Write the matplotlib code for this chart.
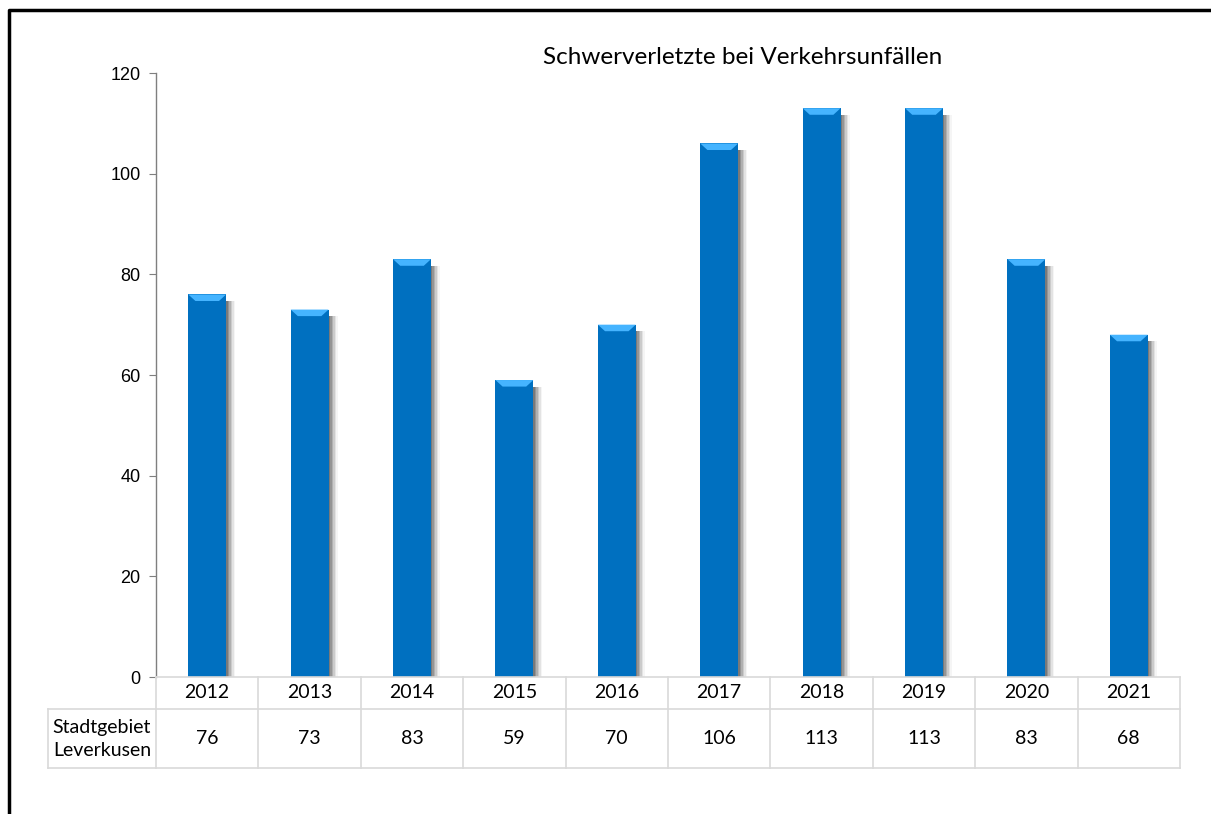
import matplotlib
matplotlib.use("Agg")
import matplotlib.pyplot as plt
from matplotlib.lines import Line2D
from matplotlib.patches import Polygon
import matplotlib.transforms as mtransforms

years = ["2012", "2013", "2014", "2015", "2016", "2017", "2018", "2019", "2020", "2021"]
values = [76, 73, 83, 59, 70, 106, 113, 113, 83, 68]
row_label = "Stadtgebiet\nLeverkusen"
title = "Schwerverletzte bei Verkehrsunfällen"
yticks = [0, 20, 40, 60, 80, 100, 120]

W, H = 1211, 814
fig = plt.figure(figsize=(W / 100, H / 100), dpi=100)
fig.patch.set_facecolor("white")

def fx(px):
    return px / W

def fy(py):
    return 1 - py / H

ax = fig.add_axes([fx(156), fy(677), fx(1180) - fx(156), fy(73) - fy(677)])
n = len(years)
x = list(range(n))
bw = 0.37
ax.set_xlim(-0.5, n - 0.5)
ax.set_ylim(0, 120)

# shadows
for k, a in [(1.5, 0.18), (3, 0.16), (4.5, 0.13), (6, 0.10), (7.5, 0.07), (9, 0.04)]:
    tr = mtransforms.offset_copy(ax.transData, fig=fig, x=k * 0.72, y=-1.5 * 0.72, units="points")
    ax.bar(x, [v - 1.0 for v in values], width=bw, color="black", alpha=a, transform=tr, zorder=1, linewidth=0)

ax.bar(x, values, width=bw, color="#0070C0", zorder=2, linewidth=0)

# top bevels
cap_h = 1.3
inset = 0.07
for xi, v in zip(x, values):
    poly = Polygon([(xi - bw / 2, v), (xi + bw / 2, v), (xi + bw / 2 - inset, v - cap_h), (xi - bw / 2 + inset, v - cap_h)],
                   closed=True, facecolor="#45B4FF", edgecolor="none", zorder=3)
    ax.add_patch(poly)

for s in ["top", "right", "bottom"]:
    ax.spines[s].set_visible(False)
ax.spines["left"].set_color("#7F7F7F")
ax.spines["left"].set_linewidth(1.0)
ax.set_xticks([])
ax.set_yticks(yticks)
ax.set_yticklabels([str(t) for t in yticks], fontsize=13, family="Liberation Sans", color="black")
ax.tick_params(axis="y", direction="out", length=5, color="#7F7F7F", pad=6)

ax.text(fx(743), fy(57), title, transform=fig.transFigure, ha="center", va="center", fontsize=17.5, family="Lato")

# table
grid_c = "#D9D9D9"
trans_x = mtransforms.blended_transform_factory(ax.transData, fig.transFigure)
y_axis = fy(677)
y_mid = fy(709)
y_bot = fy(768)
fig.add_artist(Line2D([fx(156), fx(1180)], [y_axis, y_axis], color=grid_c, lw=1.2))
fig.add_artist(Line2D([fx(48), fx(1180)], [y_mid, y_mid], color=grid_c, lw=1.2))
fig.add_artist(Line2D([fx(48), fx(1180)], [y_bot, y_bot], color=grid_c, lw=1.2))
fig.add_artist(Line2D([fx(48), fx(48)], [y_mid, y_bot], color=grid_c, lw=1.2))
for b in range(n + 1):
    fig.add_artist(Line2D([b - 0.5, b - 0.5], [y_axis, y_bot], color=grid_c, lw=1.2, transform=trans_x))
for xi, yr, v in zip(x, years, values):
    fig.text(xi, fy(693), yr, transform=trans_x, ha="center", va="center", fontsize=14, family="Lato")
    fig.text(xi, fy(739), str(v), transform=trans_x, ha="center", va="center", fontsize=14, family="Lato")
fig.text(fx(102), fy(739), row_label, ha="center", va="center", fontsize=14, family="Lato", linespacing=1.4)

# outer frame
fig.add_artist(Line2D([fx(9), fx(9), 1.0], [0.0, fy(10), fy(10)], color="black", lw=2.5))

fig.savefig("out.png", dpi=100, facecolor="white")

___

JOB: Write out the material above once more, exactly as it reads, with no pictures.

THE SOLUTION:
Write the matplotlib code for this chart.
import matplotlib
matplotlib.use("Agg")
import matplotlib.pyplot as plt
from matplotlib.lines import Line2D
from matplotlib.patches import Polygon
import matplotlib.transforms as mtransforms

years = ["2012", "2013", "2014", "2015", "2016", "2017", "2018", "2019", "2020", "2021"]
values = [76, 73, 83, 59, 70, 106, 113, 113, 83, 68]
row_label = "Stadtgebiet\nLeverkusen"
title = "Schwerverletzte bei Verkehrsunfällen"
yticks = [0, 20, 40, 60, 80, 100, 120]

W, H = 1211, 814
fig = plt.figure(figsize=(W / 100, H / 100), dpi=100)
fig.patch.set_facecolor("white")

def fx(px):
    return px / W

def fy(py):
    return 1 - py / H

ax = fig.add_axes([fx(156), fy(677), fx(1180) - fx(156), fy(73) - fy(677)])
n = len(years)
x = list(range(n))
bw = 0.37
ax.set_xlim(-0.5, n - 0.5)
ax.set_ylim(0, 120)

# shadows
for k, a in [(1.5, 0.18), (3, 0.16), (4.5, 0.13), (6, 0.10), (7.5, 0.07), (9, 0.04)]:
    tr = mtransforms.offset_copy(ax.transData, fig=fig, x=k * 0.72, y=-1.5 * 0.72, units="points")
    ax.bar(x, [v - 1.0 for v in values], width=bw, color="black", alpha=a, transform=tr, zorder=1, linewidth=0)

ax.bar(x, values, width=bw, color="#0070C0", zorder=2, linewidth=0)

# top bevels
cap_h = 1.3
inset = 0.07
for xi, v in zip(x, values):
    poly = Polygon([(xi - bw / 2, v), (xi + bw / 2, v), (xi + bw / 2 - inset, v - cap_h), (xi - bw / 2 + inset, v - cap_h)],
                   closed=True, facecolor="#45B4FF", edgecolor="none", zorder=3)
    ax.add_patch(poly)

for s in ["top", "right", "bottom"]:
    ax.spines[s].set_visible(False)
ax.spines["left"].set_color("#7F7F7F")
ax.spines["left"].set_linewidth(1.0)
ax.set_xticks([])
ax.set_yticks(yticks)
ax.set_yticklabels([str(t) for t in yticks], fontsize=13, family="Liberation Sans", color="black")
ax.tick_params(axis="y", direction="out", length=5, color="#7F7F7F", pad=6)

ax.text(fx(743), fy(57), title, transform=fig.transFigure, ha="center", va="center", fontsize=17.5, family="Lato")

# table
grid_c = "#D9D9D9"
trans_x = mtransforms.blended_transform_factory(ax.transData, fig.transFigure)
y_axis = fy(677)
y_mid = fy(709)
y_bot = fy(768)
fig.add_artist(Line2D([fx(156), fx(1180)], [y_axis, y_axis], color=grid_c, lw=1.2))
fig.add_artist(Line2D([fx(48), fx(1180)], [y_mid, y_mid], color=grid_c, lw=1.2))
fig.add_artist(Line2D([fx(48), fx(1180)], [y_bot, y_bot], color=grid_c, lw=1.2))
fig.add_artist(Line2D([fx(48), fx(48)], [y_mid, y_bot], color=grid_c, lw=1.2))
for b in range(n + 1):
    fig.add_artist(Line2D([b - 0.5, b - 0.5], [y_axis, y_bot], color=grid_c, lw=1.2, transform=trans_x))
for xi, yr, v in zip(x, years, values):
    fig.text(xi, fy(693), yr, transform=trans_x, ha="center", va="center", fontsize=14, family="Lato")
    fig.text(xi, fy(739), str(v), transform=trans_x, ha="center", va="center", fontsize=14, family="Lato")
fig.text(fx(102), fy(739), row_label, ha="center", va="center", fontsize=14, family="Lato", linespacing=1.4)

# outer frame
fig.add_artist(Line2D([fx(9), fx(9), 1.0], [0.0, fy(10), fy(10)], color="black", lw=2.5))

fig.savefig("out.png", dpi=100, facecolor="white")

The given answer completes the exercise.